# Banging my head



## senji (Mar 22, 2010)

picture me Banging my head on my workbench repeatedly. Thats what Ive been doing for the last few hours. My folks went and picked up an aircraft model for me. While I dont mind them giving me one, I could wish some things about this one.

1. I could wish it was at least a Revell
2. I could wish the pieces where numbered as in the directions. I have no numbers for the pieces at all.
3. Did I mention I wish it could be a Revell?
4. The painting instructions...kinda spotty. I think Im going to have to find this plane in color vids of the Luftwaffe. That will be more help than the "official" instructions I think.

Ive never done an Italeri model. While the instructions arent very much help, figuring out whats what isnt that difficult seeing as this model has so FEW pieces. 

The model is the JU-86 D-1
Im kinda curious if anyones done one of these before and if they have a pic they can upload to help me visualize a color scheme for this model.


----------



## Pong (Mar 22, 2010)

Trusty Google! Here is a photo that could answer your question on the paintscheme. I've searched the modeling forums and no one has done a Ju-86. Probably Terry (Airframes) or Wayne (Wayne Little) has done this model before.


----------



## Airframes (Mar 22, 2010)

Sorry, can't really help out, as I don't normally 'do' 1/72nd scale, and haven't seen this kit.

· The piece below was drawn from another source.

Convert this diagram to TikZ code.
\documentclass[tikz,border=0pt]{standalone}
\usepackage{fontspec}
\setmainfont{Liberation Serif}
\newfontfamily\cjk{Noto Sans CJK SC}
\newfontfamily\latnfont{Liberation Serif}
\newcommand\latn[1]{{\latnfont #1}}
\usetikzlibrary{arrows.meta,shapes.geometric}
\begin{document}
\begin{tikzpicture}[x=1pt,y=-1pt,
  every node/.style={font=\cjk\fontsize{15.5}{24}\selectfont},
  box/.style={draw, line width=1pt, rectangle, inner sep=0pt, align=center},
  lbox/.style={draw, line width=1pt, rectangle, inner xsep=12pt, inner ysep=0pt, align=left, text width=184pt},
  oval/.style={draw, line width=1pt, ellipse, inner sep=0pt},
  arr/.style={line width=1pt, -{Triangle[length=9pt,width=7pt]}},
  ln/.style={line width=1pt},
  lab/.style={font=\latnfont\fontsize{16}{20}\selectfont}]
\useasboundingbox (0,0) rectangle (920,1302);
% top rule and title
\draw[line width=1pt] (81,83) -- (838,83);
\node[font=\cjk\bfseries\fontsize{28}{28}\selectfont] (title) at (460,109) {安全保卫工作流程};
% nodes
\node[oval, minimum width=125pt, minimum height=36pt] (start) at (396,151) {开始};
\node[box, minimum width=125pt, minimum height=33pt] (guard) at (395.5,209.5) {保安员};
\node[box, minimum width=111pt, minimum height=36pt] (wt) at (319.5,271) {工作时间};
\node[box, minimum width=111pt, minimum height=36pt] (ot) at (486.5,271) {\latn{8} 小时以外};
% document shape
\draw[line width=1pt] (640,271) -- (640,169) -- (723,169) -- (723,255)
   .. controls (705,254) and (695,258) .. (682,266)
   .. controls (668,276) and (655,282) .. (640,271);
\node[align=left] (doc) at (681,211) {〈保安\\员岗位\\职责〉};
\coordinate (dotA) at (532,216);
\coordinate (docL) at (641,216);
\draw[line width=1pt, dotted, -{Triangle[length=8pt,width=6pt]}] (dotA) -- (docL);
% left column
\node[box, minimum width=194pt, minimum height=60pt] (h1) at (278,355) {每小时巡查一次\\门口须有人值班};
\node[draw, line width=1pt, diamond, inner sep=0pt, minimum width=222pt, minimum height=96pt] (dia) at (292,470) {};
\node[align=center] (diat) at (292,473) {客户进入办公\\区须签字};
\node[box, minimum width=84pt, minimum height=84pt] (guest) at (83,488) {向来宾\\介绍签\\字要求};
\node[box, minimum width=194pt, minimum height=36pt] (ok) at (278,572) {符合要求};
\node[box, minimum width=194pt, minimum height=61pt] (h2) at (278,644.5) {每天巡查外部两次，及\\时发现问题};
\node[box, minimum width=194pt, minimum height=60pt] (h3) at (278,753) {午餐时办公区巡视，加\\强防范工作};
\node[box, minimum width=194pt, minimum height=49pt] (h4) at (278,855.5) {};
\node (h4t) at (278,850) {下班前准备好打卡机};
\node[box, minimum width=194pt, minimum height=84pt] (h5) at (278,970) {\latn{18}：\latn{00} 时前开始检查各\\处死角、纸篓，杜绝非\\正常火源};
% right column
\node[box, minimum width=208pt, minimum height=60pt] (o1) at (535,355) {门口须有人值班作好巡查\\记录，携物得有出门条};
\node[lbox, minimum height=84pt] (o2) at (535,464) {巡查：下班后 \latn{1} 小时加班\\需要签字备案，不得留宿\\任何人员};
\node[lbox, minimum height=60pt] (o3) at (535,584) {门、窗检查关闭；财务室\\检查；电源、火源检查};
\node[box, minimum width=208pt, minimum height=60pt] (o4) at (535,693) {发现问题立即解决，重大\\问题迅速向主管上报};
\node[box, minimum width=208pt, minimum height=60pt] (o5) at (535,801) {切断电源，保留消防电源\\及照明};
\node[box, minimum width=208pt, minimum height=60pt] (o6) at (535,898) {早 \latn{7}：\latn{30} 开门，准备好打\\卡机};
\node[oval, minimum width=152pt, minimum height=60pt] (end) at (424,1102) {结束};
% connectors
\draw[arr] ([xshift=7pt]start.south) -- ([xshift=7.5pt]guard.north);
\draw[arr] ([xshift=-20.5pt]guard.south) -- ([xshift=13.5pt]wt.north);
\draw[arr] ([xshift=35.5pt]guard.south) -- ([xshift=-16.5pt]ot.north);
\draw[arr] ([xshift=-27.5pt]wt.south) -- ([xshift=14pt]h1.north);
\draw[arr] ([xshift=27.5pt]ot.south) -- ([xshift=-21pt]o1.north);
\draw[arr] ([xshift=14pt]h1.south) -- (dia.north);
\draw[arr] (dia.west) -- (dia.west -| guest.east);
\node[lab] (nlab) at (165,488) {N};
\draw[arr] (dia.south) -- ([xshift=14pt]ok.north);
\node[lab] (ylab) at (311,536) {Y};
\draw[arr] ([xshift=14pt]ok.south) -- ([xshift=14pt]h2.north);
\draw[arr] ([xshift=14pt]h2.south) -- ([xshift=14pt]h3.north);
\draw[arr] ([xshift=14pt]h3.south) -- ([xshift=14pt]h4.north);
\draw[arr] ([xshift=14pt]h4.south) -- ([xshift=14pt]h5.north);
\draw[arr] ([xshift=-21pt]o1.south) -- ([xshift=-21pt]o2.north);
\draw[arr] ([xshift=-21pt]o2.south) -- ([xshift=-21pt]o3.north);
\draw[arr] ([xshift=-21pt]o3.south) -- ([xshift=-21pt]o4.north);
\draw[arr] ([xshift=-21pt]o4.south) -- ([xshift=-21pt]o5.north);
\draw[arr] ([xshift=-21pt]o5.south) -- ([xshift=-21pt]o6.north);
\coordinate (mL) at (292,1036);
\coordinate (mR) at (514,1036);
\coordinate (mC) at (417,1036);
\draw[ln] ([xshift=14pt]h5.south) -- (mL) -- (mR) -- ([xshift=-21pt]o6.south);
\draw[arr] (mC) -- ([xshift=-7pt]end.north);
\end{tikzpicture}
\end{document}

Italeri kits should at least have a parts diagram, where the part number might be shown on the instruction stage(s), and on the parts diagram, but not on the parts sprue. As for colour scheme, it would either be the Schwazgrun 70, Dunkelgrun 71 splinter over Hellblau 65, or the pre-war four-colour pattern. Perhaps Wojtek (Wurger) might have more info on this.
By the way, I hope your head isn't too sore by now!!!


----------



## Wayne Little (Mar 22, 2010)

No Sorry, havent done one of those...will have a look through some of my Camo Books...


----------



## kgambit (Mar 22, 2010)

Here's a few more pics. The first three are Ju86-D's while the fourth shot is a E variant. The color scheme in the first three is an early three color scheme using RLM 61, 62 and 63. I'm not sure but I think the underside should be RLM 63 or possibly RLM 65. The fourth pic is a standard RLM 70/71 over 65 scheme. BTW, those are all shots of builds of the Italeri kit.


----------



## kgambit (Mar 22, 2010)

And here's four more of Italeri kit in SCW markings and with the pre-war 621/62/63 splintered camo scheme:


----------



## senji (Mar 22, 2010)

Airframes said:


> Sorry, can't really help out, as I don't normally 'do' 1/72nd scale, and haven't seen this kit. Italeri kits should at least have a parts diagram, where the part number might be shown on the instruction stage(s), and on the parts diagram, but not on the parts sprue. As for colour scheme, it would either be the Schwazgrun 70, Dunkelgrun 71 splinter over Hellblau 65, or the pre-war four-colour pattern. Perhaps Wojtek (Wurger) might have more info on this.
> By the way, I hope your head isn't too sore by now!!!



I personally like the 1/48 scale myself, but when someone gives you something, beggars cant be choosers. As for the parts diagram info you talk of, Ill have to go take a look.


----------



## senji (Mar 22, 2010)

And Thank ya for digging up the pics for me. I should have thought of searching google myself...Sometimes a box of rocks is smarter than I am. Anyway, Thank ya. It definatly helps me with the paint scheme.


----------



## Crimea_River (Mar 22, 2010)

Nice references Dwight.

Senji, look at this as a gift. If the hobby becomes a frustration, it's not a hobby. My advice is to try to find joy in learning as much as you can about the subject while you build it.


----------



## senji (Mar 22, 2010)

Crimea_River said:


> Nice references Dwight.
> 
> Senji, look at this as a gift. If the hobby becomes a frustration, it's not a hobby. My advice is to try to find joy in learning as much as you can about the subject while you build it.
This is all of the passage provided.